Link explains, “Real Cajun food translates to the best ingredients of the area, simply prepared. The flavors are focused and the food is highly seasoned . . . Cajun food has come to mean different things to different people, but as far as I’m concerned it’s really a very simple concept: Acadiana is populated by farmers who live off the land, and the cuisine is born of this specific location.”
This kind of “farm-to-table” concept, while currently popular as a catch phrase and restaurant theme, is how our grandparents ate and fed their families, and it is certainly, in my opinion, the best way to eat. Enjoying the best of the season, making use of our resources, our garden and our pantry, and preparing food to enjoy with family and friends.

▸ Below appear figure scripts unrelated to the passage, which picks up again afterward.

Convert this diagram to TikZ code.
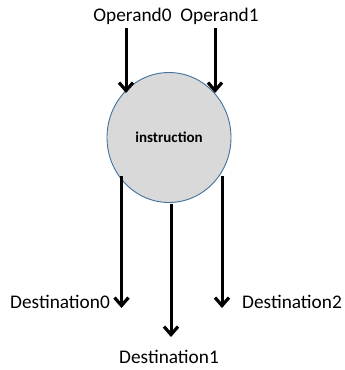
\documentclass[tikz,border=0pt]{standalone}
\usepackage{fontspec}
\setmainfont{Carlito}
\usetikzlibrary{arrows.meta,shapes.geometric}
\definecolor{nodefill}{HTML}{D9D9D9}
\definecolor{nodeedge}{HTML}{41719C}
\begin{document}
\begin{tikzpicture}[x=1pt,y=-1pt,
  lbl/.style={font=\fontsize{19.3}{23}\selectfont, inner sep=0pt, anchor=base},
  flow/.style={line width=3pt, -{Straight Barb[length=8pt,width=14pt,line width=3.2pt]}},
  instr/.style={ellipse, draw=nodeedge, line width=0.9pt, fill=nodefill,
    minimum width=124pt, minimum height=130pt, inner sep=0pt,
    font=\fontsize{15}{18}\selectfont\bfseries}]
  \useasboundingbox (0,0) rectangle (345,370);

  % instruction node
  \node[instr] (ins) at (169,137.5) {instruction};

  % labels
  \node[lbl] (o0) at (132.5,21) {Operand0};
  \node[lbl] (o1) at (219.5,21) {Operand1};
  \node[lbl] (d0) at (60,308) {Destination0};
  \node[lbl] (d2) at (292,308) {Destination2};
  \node[lbl] (d1) at (169,363) {Destination1};

  % connector end points
  \coordinate (in0s) at (126,28);
  \coordinate (in0e) at (126,93);
  \coordinate (in1s) at (215,28);
  \coordinate (in1e) at (215,93);
  \coordinate (out0s) at (121.5,176);
  \coordinate (out0e) at (121.5,308);
  \coordinate (out1s) at (171,204);
  \coordinate (out1e) at (171,337);
  \coordinate (out2s) at (222,176);
  \coordinate (out2e) at (222,308);

  % inputs
  \draw[flow] (in0s) -- (in0e);
  \draw[flow] (in1s) -- (in1e);
  % outputs
  \draw[flow] (out0s) -- (out0e);
  \draw[flow] (out1s) -- (out1e);
  \draw[flow] (out2s) -- (out2e);
\end{tikzpicture}
\end{document}
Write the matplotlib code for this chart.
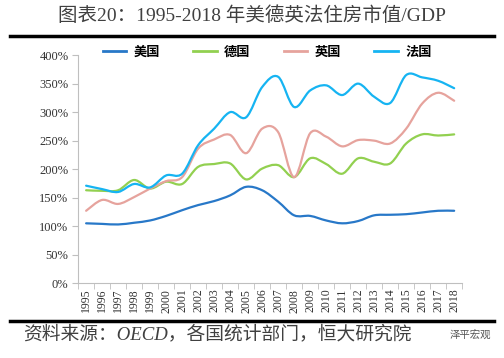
import matplotlib
matplotlib.use("Agg")
import matplotlib.pyplot as plt
from matplotlib.path import Path
from matplotlib.patches import PathPatch
from matplotlib.lines import Line2D
import numpy as np

plt.rcParams['font.family'] = ['Liberation Serif', 'Noto Sans CJK SC', 'DejaVu Sans']

years = [str(y) for y in range(1995, 2019)]
us = [105, 104, 103, 106, 110, 118, 128, 137, 144, 154, 169, 163, 143, 119, 118,
      110, 105, 109, 119, 120, 121, 124, 127, 127]
de = [163, 162, 163, 181, 166, 178, 174, 204, 209, 210, 182, 201, 207, 186, 219,
      209, 192, 219, 213, 210, 245, 261, 259, 261]
uk = [127, 146, 139, 151, 166, 179, 186, 236, 252, 260, 228, 271, 265, 186, 263,
      257, 240, 251, 250, 245, 271, 315, 334, 320]
fr = [171, 165, 160, 174, 168, 189, 192, 242, 271, 300, 291, 344, 362, 309, 338,
      347, 330, 350, 327, 316, 365, 361, 355, 342]
names = ['美国', '德国', '英国', '法国']
colors = ['#2878C8', '#92D050', '#E6A39D', '#16B4F2']


def smooth_path(xs, ys):
    # bezier through the points, roughly like excel's smoothed line
    pts = np.column_stack([xs, ys]).astype(float)
    n = len(pts)
    verts = [pts[0]]
    codes = [Path.MOVETO]
    for i in range(n - 1):
        p0 = pts[i - 1] if i > 0 else pts[i]
        p1 = pts[i]
        p2 = pts[i + 1]
        p3 = pts[i + 2] if i + 2 < n else pts[i + 1]
        c1 = p1 + (p2 - p0) / 6.0
        c2 = p2 - (p3 - p1) / 6.0
        verts += [c1, c2, p2]
        codes += [Path.CURVE4] * 3
    return Path(verts, codes)


fig = plt.figure(figsize=(5.04, 3.58), dpi=100)
ax = fig.add_axes([0.155, 0.209, 0.762, 0.637])

x = np.arange(len(years))
for vals, c in zip([us, de, uk, fr], colors):
    ax.add_patch(PathPatch(smooth_path(x, vals), fill=False, edgecolor=c,
                           lw=1.6, capstyle='round', joinstyle='round'))

ax.set_xlim(-0.5, len(years) - 0.5)
ax.set_ylim(0, 400)
ax.set_yticks(range(0, 401, 50))
ax.set_yticklabels([f'{v}%' for v in range(0, 401, 50)], fontsize=9, color='#333333')
ax.set_xticks(x)
ax.set_xticklabels(years, rotation=90, fontsize=8.5, color='#333333')
ax.set_xticks(np.arange(-0.5, len(years), 1), minor=True)
ax.tick_params(axis='x', which='major', length=0, pad=4)
ax.tick_params(axis='x', which='minor', length=4, color='#BFBFBF')
ax.tick_params(axis='y', length=4, color='#BFBFBF', pad=3)
for s in ['top', 'right']:
    ax.spines[s].set_visible(False)
ax.spines['left'].set_color('#BFBFBF')
ax.spines['bottom'].set_color('#BFBFBF')

handles = [Line2D([0], [0], color=c, lw=2) for c in colors]
fig.legend(handles, names, loc='center', bbox_to_anchor=(0.53, 0.855), ncol=4,
           frameon=False, handlelength=1.8, handletextpad=0.55,
           columnspacing=2.5, prop={'family': ['Noto Sans CJK SC'], 'weight': 'bold', 'size': 9.5})

fig.text(0.5, 0.955, '图表20：1995-2018 年美德英法住房市值/GDP', ha='center', va='center',
         fontsize=14, color='#404040')
fig.add_artist(Line2D([0.02, 0.98], [0.9, 0.9], color='black', lw=2.5))
fig.add_artist(Line2D([0.02, 0.98], [0.103, 0.103], color='black', lw=2.5))
fig.text(0.045, 0.066, '资料来源：OECD，各国统计部门，恒大研究院', ha='left', va='center',
         fontsize=13.5, style='italic', color='#404040')
fig.text(0.975, 0.066, '泽平宏观', ha='right', va='center', fontsize=7.5, color='#555555',
         family=['Noto Sans CJK SC'])

fig.savefig('out.png', dpi=100)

I’ve had this cookbook for a while now, probably almost a year, and have tried three recipes, though I have several more bookmarked for later. In the spirit of family cooking and celebrations, we made the Fried Chicken and Andouillie Gumbo for my son’s first birthday party last spring and served it with the Creamy Potato Salad. For Memorial Day weekend last year, we smoked ribs at home, and I made the Buttermilk Ice Cream, served up with strawberries, for dessert.
The Fried Chicken and Andouillie Gumbo was a feat to behold. Schedule a minimum of 4 hours to make, but the results are so worth it. As I sat there and babied the roux for 45 minutes until it turned a deep, dark brown, I was questioning myself: Why did I choose such a time-intensive dish to review? Once I had a taste with dinner, though, I knew. Because it was worth it (and frankly, next time I’m cooking the roux for over an hour!) It was the best gumbo I’d eaten in years, since we lived in the South, the flavors were so thick and rich, and I was shocked that it came from my own kitchen.

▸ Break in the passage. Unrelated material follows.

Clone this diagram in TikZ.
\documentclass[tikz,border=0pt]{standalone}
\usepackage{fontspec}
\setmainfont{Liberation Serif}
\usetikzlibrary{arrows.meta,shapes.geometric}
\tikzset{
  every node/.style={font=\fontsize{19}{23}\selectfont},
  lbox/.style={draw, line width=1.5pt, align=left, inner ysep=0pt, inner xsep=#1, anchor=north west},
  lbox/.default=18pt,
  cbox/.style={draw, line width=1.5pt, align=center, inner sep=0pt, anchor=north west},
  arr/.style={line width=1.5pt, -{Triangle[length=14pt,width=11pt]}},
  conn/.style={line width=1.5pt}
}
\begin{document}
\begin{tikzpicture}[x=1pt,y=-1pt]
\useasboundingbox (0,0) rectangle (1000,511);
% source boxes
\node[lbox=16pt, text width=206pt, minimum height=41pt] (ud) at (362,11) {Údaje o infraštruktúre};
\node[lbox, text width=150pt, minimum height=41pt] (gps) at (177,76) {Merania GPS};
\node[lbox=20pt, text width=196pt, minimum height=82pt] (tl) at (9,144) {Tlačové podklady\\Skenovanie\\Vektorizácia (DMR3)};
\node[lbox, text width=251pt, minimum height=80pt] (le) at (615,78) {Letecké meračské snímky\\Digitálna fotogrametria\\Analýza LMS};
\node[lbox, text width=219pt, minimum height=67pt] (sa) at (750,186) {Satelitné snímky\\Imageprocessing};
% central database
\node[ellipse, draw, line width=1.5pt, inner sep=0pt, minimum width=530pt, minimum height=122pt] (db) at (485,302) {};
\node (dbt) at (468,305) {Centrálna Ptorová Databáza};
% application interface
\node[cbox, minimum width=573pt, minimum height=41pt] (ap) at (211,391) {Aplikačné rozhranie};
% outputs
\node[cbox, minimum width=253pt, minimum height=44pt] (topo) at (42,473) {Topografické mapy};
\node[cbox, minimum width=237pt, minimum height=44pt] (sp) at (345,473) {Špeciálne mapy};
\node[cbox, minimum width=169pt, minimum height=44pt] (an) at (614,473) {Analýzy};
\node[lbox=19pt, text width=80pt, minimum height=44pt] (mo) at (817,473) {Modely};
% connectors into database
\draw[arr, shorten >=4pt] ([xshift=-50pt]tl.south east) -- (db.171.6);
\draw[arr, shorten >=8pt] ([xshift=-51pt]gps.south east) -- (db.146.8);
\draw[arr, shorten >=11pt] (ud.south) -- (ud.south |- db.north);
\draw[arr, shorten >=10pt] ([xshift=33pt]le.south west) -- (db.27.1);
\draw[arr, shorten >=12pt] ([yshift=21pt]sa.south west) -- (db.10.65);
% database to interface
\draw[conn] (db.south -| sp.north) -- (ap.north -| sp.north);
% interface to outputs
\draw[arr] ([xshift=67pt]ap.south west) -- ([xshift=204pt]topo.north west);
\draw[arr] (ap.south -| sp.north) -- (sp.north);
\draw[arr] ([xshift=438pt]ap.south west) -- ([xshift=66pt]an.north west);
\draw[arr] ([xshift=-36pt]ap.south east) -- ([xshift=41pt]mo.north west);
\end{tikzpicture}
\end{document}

And it finally gave me an excuse to use some of that bottle of filé in the cupboard.
You start by cutting up a whole chicken into eight pieces, frying them until partially cooked and golden, and then using the cooking fat along with more seasoned flour to make the roux. Which you then proceed to stir for the next 45 minutes.
The potato salad was equally as fantastic. When Link mentioned that they make this to go with seafood gumbo, to kind of squish in the bowl together, the concept of the creamy cold salad with the steaming brown gumbo sealed the deal. I had to make it. And since the best potato salad I’ve ever eaten was my grandma’s, and I’d not been able to reproduce it since, I decided to try his. If it could come anywhere nearing Grandma’s, this cookbook would be a keeper. And I’m a bit of a potato salad connoisseur. Just saying.
Best potato salad ever.
I admit, I tweaked with the recipe just a teensy bit (I couldn’t help myself) by sprinkling on smoked paprika rather than sweet and tossing in a handful of chopped dill pickle, but otherwise I made the recipe to the letter and it was truly amazing. Creamy and delicious. A keeper and one I’ll be making often over the summer, and, of course, anytime I make gumbo in the future.

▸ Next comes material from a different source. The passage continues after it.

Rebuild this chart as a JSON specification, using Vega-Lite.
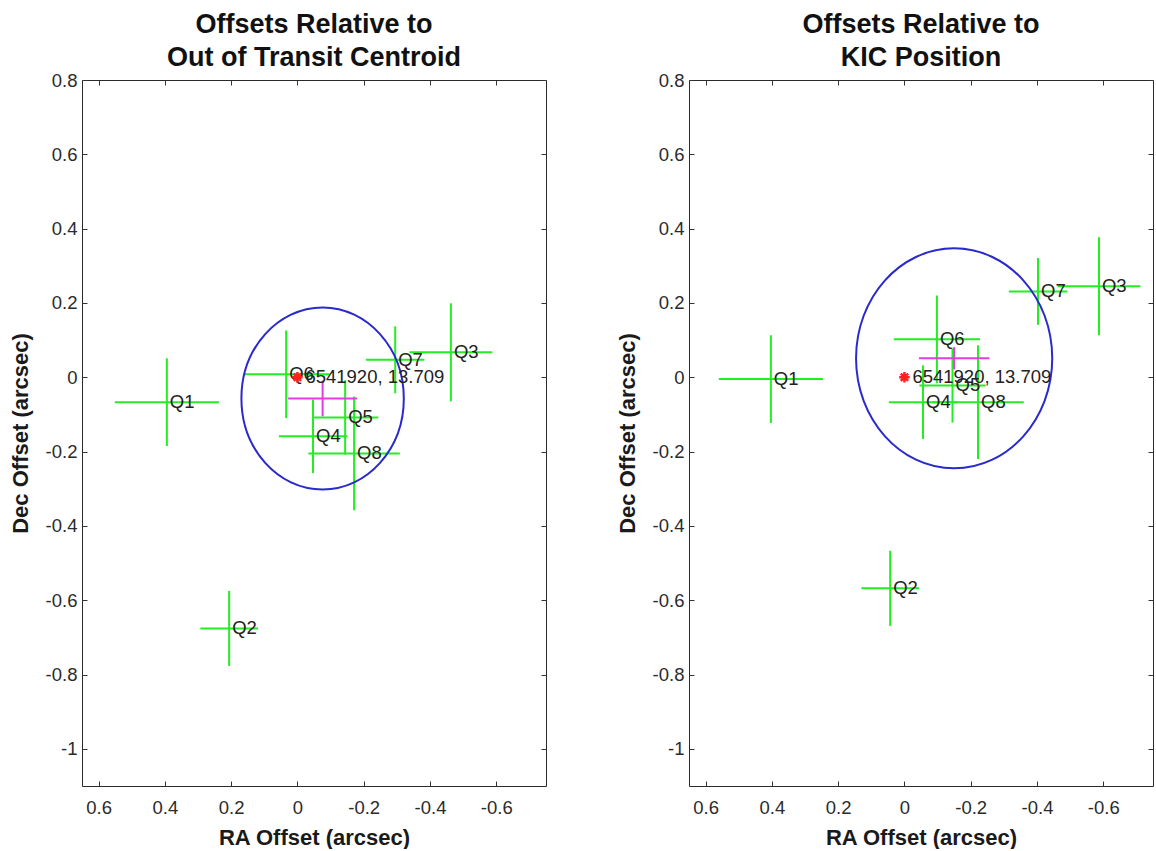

Maybe my grandchildren will be remembering this recipe of mine as much as I treasure my Grandma’s.
I’ve got a few recipes bookmarked to make for the future . . . tasso, a smoked, highly seasoned Cajun ham, and boudin, I’ve always wanted to make authentic jambalaya with tasso, but can never find it in the store. Now that I have a recipe (it’s a multi-day process) and a freezer, I’ll be able to make a big batch and have it available whenever the whim arrises. And Boudin? Yes, please. I’m a huge fan of charcuterie, and will definitely be making up a batch before summer is in full swing.
I’m also looking forward to making Maque Choux with Fried Green Tomatoes once my tomato plants are producing this summer and corn is on stands every few blocks, along with Grilled Oysters with Garlic Chile Butter. Perfect for a hot summer day with a loaf of crusty sourdough.
Oh, and the Chocolate Yummy. A base of pecan shortbread topped with sweetened cream cheese, homemade chocolate pudding and fresh whipped cream. I think I’m going to have to make it for Mother’s Day. As a present to myself.
If I can wait that long.
Overall, I loved the feel and concept of this book, and the recipes can’t be beat. Interspersed with food photographs are Link’s family photos of celebrations, showing life how it really is, from drinking beer in a can on the porch on a hot day, to eating dinner outdoors with a baby on your lap. They’re not posed photos, the clothes don’t always match and sometimes there is a dog in the way, but you feel like you’ve been allowed to browse through a family scrapbook, which happens to be interspersed with family recipes. Especially if that recipe writer is an award-winning restauranteur.
I’m very happy to have a copy of Real Cajun on my bookshelf. Rather than a cookbook that just looks beautiful, one you want to look at and then put back away, with recipes that you dream of making and posed photography to die for, Real Cajun is a cookbook that will actually be used. Frequently. Flour dusted between it’s pages and dirty fingerprints marring it’s binding.
And that, to me, is the mark of a good cookbook.